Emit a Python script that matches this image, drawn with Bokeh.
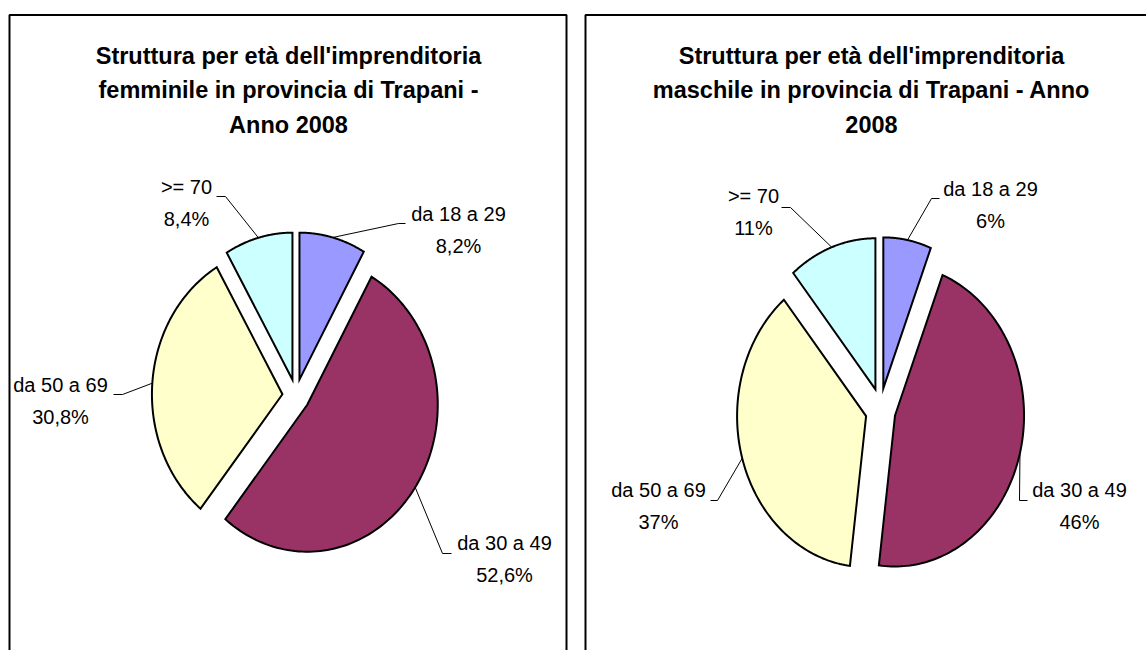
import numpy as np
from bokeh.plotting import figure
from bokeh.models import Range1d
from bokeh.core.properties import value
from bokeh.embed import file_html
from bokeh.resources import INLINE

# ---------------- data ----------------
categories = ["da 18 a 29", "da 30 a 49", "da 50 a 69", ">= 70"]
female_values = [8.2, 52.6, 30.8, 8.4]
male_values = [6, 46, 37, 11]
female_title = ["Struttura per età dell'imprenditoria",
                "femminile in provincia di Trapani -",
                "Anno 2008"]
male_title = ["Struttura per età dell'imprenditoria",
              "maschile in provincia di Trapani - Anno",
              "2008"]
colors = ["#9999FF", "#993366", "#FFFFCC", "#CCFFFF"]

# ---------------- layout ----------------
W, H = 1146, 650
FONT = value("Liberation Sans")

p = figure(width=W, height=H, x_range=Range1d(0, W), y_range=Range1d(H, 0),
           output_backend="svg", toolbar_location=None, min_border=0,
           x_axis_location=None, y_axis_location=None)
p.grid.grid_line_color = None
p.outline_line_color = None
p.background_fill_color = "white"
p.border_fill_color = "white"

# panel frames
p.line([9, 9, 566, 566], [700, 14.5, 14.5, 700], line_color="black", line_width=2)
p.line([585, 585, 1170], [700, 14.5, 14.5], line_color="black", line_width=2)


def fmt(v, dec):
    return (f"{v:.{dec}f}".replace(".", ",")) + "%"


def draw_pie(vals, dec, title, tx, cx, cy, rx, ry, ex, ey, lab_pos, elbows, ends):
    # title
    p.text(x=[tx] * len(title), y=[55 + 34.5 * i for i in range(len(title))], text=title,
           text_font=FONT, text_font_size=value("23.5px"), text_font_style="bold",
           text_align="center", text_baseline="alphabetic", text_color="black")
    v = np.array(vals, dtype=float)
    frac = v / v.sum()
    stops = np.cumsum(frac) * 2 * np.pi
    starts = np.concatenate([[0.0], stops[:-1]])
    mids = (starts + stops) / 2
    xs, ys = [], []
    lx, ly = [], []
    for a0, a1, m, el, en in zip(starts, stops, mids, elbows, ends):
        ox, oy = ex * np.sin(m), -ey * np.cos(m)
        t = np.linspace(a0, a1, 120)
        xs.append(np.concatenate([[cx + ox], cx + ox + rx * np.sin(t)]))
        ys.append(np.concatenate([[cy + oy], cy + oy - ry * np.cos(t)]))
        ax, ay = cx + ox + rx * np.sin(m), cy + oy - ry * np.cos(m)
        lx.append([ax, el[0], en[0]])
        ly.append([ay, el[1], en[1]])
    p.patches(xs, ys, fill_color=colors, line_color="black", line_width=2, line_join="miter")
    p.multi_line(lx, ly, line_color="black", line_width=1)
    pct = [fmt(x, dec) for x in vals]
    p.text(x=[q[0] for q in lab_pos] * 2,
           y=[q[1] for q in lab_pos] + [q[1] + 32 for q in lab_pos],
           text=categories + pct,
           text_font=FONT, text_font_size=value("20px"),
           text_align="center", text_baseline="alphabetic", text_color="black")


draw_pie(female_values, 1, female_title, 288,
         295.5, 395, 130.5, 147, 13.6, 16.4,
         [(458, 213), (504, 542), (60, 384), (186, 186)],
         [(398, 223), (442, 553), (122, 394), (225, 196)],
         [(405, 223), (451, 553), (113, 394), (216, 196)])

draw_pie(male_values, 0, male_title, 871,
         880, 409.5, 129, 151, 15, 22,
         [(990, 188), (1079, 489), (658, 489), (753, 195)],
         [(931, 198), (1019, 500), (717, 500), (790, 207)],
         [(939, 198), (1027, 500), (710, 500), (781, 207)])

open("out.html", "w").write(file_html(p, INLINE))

┄┄┄┄┄┄

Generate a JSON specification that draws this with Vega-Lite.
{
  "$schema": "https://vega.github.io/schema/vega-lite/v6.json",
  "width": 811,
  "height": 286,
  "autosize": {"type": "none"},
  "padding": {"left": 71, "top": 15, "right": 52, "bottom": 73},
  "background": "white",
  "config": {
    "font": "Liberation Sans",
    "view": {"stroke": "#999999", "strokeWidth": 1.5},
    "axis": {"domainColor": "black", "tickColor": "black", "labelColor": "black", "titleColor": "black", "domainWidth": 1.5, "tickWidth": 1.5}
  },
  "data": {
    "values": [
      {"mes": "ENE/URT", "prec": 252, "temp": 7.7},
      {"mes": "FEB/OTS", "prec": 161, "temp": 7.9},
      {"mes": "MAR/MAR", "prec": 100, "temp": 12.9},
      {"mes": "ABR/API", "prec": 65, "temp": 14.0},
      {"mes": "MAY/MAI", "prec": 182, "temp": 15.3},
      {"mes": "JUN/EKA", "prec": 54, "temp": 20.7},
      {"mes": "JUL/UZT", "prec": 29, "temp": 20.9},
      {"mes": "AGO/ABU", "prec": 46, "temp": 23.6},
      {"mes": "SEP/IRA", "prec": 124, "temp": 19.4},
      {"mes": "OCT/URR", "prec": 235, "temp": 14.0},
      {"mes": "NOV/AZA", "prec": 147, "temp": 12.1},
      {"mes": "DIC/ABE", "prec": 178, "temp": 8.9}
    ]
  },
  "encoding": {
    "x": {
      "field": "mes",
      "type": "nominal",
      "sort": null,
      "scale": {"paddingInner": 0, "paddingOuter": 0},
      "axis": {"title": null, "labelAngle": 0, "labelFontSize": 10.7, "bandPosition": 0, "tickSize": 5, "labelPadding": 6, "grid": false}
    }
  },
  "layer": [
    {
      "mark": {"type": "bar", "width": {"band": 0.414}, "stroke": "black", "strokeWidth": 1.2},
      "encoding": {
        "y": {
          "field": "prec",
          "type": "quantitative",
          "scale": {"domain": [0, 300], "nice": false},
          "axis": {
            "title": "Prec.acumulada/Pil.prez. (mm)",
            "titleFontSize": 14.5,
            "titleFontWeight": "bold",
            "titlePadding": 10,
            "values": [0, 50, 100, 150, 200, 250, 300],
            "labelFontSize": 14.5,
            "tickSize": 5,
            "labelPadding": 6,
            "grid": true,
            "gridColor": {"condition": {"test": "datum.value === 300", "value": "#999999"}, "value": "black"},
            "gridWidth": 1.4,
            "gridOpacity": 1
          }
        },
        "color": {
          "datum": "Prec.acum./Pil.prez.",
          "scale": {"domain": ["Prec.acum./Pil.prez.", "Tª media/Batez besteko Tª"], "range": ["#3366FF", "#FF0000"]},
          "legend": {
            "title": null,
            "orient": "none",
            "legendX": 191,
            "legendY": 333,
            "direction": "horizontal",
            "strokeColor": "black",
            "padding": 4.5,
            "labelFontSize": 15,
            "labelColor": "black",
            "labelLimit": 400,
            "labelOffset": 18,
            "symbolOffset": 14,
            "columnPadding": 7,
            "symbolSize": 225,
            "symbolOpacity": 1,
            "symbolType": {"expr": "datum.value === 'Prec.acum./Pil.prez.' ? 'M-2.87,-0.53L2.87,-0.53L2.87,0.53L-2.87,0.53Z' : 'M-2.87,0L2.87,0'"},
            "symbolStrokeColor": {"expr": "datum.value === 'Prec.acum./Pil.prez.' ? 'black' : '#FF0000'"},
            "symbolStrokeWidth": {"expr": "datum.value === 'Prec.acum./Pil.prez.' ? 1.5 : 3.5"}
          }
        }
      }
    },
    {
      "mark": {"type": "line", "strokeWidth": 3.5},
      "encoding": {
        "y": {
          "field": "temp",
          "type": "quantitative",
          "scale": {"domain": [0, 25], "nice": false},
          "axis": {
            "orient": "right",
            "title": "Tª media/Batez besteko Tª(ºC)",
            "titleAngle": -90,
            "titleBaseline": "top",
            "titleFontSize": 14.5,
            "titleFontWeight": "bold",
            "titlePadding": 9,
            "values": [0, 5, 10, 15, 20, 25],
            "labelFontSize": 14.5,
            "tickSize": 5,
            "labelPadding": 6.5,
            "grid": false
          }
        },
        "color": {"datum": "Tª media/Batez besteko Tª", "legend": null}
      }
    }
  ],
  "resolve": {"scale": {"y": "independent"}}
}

┄┄┄┄┄┄

Exercise
In the listing above, find the line with "Emit a Python" and the line with "from bokeh.resources import INLINE". Set down both and every line between them, minus the pictures.

Completed task
Emit a Python script that matches this image, drawn with Bokeh.
import numpy as np
from bokeh.plotting import figure
from bokeh.models import Range1d
from bokeh.core.properties import value
from bokeh.embed import file_html
from bokeh.resources import INLINE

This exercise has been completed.